>> Start
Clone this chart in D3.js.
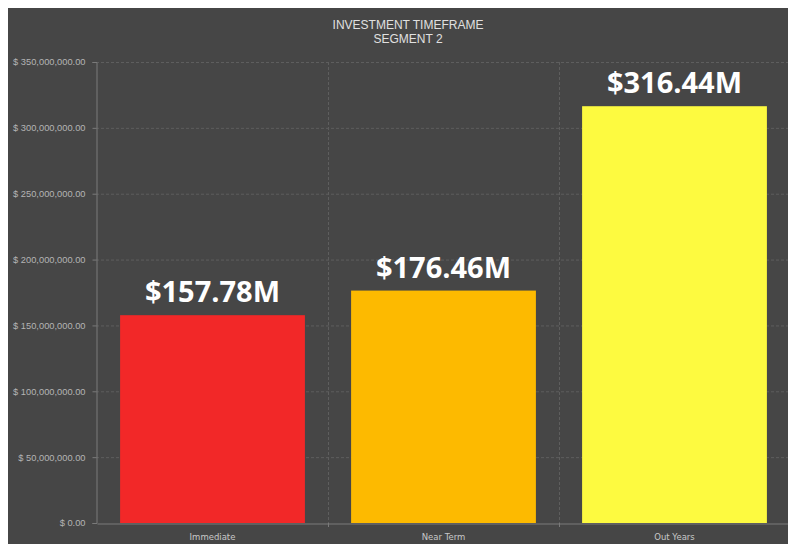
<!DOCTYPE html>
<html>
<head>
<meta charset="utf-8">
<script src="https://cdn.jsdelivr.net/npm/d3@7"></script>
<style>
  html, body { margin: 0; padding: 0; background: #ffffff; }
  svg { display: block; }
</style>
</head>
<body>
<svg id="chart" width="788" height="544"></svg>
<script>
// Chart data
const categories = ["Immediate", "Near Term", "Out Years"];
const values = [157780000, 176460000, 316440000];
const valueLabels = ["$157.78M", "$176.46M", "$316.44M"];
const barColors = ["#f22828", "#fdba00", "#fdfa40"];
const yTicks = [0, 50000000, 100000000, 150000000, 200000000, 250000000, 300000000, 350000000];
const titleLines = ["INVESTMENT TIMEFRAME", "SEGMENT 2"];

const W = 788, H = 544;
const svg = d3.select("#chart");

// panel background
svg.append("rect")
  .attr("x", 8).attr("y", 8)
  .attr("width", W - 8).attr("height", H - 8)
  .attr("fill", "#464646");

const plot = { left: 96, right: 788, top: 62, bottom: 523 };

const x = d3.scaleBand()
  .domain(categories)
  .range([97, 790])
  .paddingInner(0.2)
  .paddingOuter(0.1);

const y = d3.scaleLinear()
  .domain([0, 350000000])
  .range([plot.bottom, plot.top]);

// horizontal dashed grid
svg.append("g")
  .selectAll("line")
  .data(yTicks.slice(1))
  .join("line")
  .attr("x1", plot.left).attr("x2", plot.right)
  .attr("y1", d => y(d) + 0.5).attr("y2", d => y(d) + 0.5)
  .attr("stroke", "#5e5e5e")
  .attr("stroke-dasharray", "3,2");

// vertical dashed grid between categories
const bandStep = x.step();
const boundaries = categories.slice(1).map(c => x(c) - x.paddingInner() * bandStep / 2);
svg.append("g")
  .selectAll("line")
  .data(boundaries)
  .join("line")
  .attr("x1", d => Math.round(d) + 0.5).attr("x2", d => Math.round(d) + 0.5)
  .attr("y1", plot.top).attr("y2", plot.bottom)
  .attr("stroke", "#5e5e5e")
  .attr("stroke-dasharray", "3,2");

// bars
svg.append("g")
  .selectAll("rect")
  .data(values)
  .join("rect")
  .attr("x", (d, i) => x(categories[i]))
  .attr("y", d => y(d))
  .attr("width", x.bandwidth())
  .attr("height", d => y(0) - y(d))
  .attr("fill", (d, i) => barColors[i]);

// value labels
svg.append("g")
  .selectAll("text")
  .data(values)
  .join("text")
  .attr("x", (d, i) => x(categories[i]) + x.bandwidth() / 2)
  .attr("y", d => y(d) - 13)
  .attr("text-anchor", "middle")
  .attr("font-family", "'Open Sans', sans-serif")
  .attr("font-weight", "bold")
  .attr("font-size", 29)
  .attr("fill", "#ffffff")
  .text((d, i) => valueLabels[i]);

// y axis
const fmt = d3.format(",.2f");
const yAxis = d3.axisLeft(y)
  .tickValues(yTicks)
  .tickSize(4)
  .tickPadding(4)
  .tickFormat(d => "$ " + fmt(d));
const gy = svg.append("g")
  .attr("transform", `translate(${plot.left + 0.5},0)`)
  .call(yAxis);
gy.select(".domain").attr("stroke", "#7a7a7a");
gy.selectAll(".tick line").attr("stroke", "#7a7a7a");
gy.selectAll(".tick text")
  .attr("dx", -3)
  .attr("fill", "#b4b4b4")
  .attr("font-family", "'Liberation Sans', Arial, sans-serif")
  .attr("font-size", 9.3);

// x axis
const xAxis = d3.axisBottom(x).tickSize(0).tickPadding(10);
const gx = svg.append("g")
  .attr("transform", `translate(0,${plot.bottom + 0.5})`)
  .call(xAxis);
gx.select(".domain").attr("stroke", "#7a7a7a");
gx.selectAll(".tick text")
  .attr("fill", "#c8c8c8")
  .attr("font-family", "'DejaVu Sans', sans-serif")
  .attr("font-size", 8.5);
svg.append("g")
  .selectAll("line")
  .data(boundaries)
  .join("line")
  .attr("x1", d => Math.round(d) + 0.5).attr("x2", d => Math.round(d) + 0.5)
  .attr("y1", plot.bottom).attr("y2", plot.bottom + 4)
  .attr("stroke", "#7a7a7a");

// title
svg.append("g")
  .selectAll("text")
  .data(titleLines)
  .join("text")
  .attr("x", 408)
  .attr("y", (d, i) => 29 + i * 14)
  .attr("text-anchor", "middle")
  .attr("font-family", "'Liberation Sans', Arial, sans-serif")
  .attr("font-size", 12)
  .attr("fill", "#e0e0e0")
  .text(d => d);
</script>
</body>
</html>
>> End
Task prompt: Extract all the data above exactly, excluding every picture.

Result below:
Clone this chart in D3.js.
<!DOCTYPE html>
<html>
<head>
<meta charset="utf-8">
<script src="https://cdn.jsdelivr.net/npm/d3@7"></script>
<style>
  html, body { margin: 0; padding: 0; background: #ffffff; }
  svg { display: block; }
</style>
</head>
<body>
<svg id="chart" width="788" height="544"></svg>
<script>
// Chart data
const categories = ["Immediate", "Near Term", "Out Years"];
const values = [157780000, 176460000, 316440000];
const valueLabels = ["$157.78M", "$176.46M", "$316.44M"];
const barColors = ["#f22828", "#fdba00", "#fdfa40"];
const yTicks = [0, 50000000, 100000000, 150000000, 200000000, 250000000, 300000000, 350000000];
const titleLines = ["INVESTMENT TIMEFRAME", "SEGMENT 2"];

const W = 788, H = 544;
const svg = d3.select("#chart");

// panel background
svg.append("rect")
  .attr("x", 8).attr("y", 8)
  .attr("width", W - 8).attr("height", H - 8)
  .attr("fill", "#464646");

const plot = { left: 96, right: 788, top: 62, bottom: 523 };

const x = d3.scaleBand()
  .domain(categories)
  .range([97, 790])
  .paddingInner(0.2)
  .paddingOuter(0.1);

const y = d3.scaleLinear()
  .domain([0, 350000000])
  .range([plot.bottom, plot.top]);

// horizontal dashed grid
svg.append("g")
  .selectAll("line")
  .data(yTicks.slice(1))
  .join("line")
  .attr("x1", plot.left).attr("x2", plot.right)
  .attr("y1", d => y(d) + 0.5).attr("y2", d => y(d) + 0.5)
  .attr("stroke", "#5e5e5e")
  .attr("stroke-dasharray", "3,2");

// vertical dashed grid between categories
const bandStep = x.step();
const boundaries = categories.slice(1).map(c => x(c) - x.paddingInner() * bandStep / 2);
svg.append("g")
  .selectAll("line")
  .data(boundaries)
  .join("line")
  .attr("x1", d => Math.round(d) + 0.5).attr("x2", d => Math.round(d) + 0.5)
  .attr("y1", plot.top).attr("y2", plot.bottom)
  .attr("stroke", "#5e5e5e")
  .attr("stroke-dasharray", "3,2");

// bars
svg.append("g")
  .selectAll("rect")
  .data(values)
  .join("rect")
  .attr("x", (d, i) => x(categories[i]))
  .attr("y", d => y(d))
  .attr("width", x.bandwidth())
  .attr("height", d => y(0) - y(d))
  .attr("fill", (d, i) => barColors[i]);

// value labels
svg.append("g")
  .selectAll("text")
  .data(values)
  .join("text")
  .attr("x", (d, i) => x(categories[i]) + x.bandwidth() / 2)
  .attr("y", d => y(d) - 13)
  .attr("text-anchor", "middle")
  .attr("font-family", "'Open Sans', sans-serif")
  .attr("font-weight", "bold")
  .attr("font-size", 29)
  .attr("fill", "#ffffff")
  .text((d, i) => valueLabels[i]);

// y axis
const fmt = d3.format(",.2f");
const yAxis = d3.axisLeft(y)
  .tickValues(yTicks)
  .tickSize(4)
  .tickPadding(4)
  .tickFormat(d => "$ " + fmt(d));
const gy = svg.append("g")
  .attr("transform", `translate(${plot.left + 0.5},0)`)
  .call(yAxis);
gy.select(".domain").attr("stroke", "#7a7a7a");
gy.selectAll(".tick line").attr("stroke", "#7a7a7a");
gy.selectAll(".tick text")
  .attr("dx", -3)
  .attr("fill", "#b4b4b4")
  .attr("font-family", "'Liberation Sans', Arial, sans-serif")
  .attr("font-size", 9.3);

// x axis
const xAxis = d3.axisBottom(x).tickSize(0).tickPadding(10);
const gx = svg.append("g")
  .attr("transform", `translate(0,${plot.bottom + 0.5})`)
  .call(xAxis);
gx.select(".domain").attr("stroke", "#7a7a7a");
gx.selectAll(".tick text")
  .attr("fill", "#c8c8c8")
  .attr("font-family", "'DejaVu Sans', sans-serif")
  .attr("font-size", 8.5);
svg.append("g")
  .selectAll("line")
  .data(boundaries)
  .join("line")
  .attr("x1", d => Math.round(d) + 0.5).attr("x2", d => Math.round(d) + 0.5)
  .attr("y1", plot.bottom).attr("y2", plot.bottom + 4)
  .attr("stroke", "#7a7a7a");

// title
svg.append("g")
  .selectAll("text")
  .data(titleLines)
  .join("text")
  .attr("x", 408)
  .attr("y", (d, i) => 29 + i * 14)
  .attr("text-anchor", "middle")
  .attr("font-family", "'Liberation Sans', Arial, sans-serif")
  .attr("font-size", 12)
  .attr("fill", "#e0e0e0")
  .text(d => d);
</script>
</body>
</html>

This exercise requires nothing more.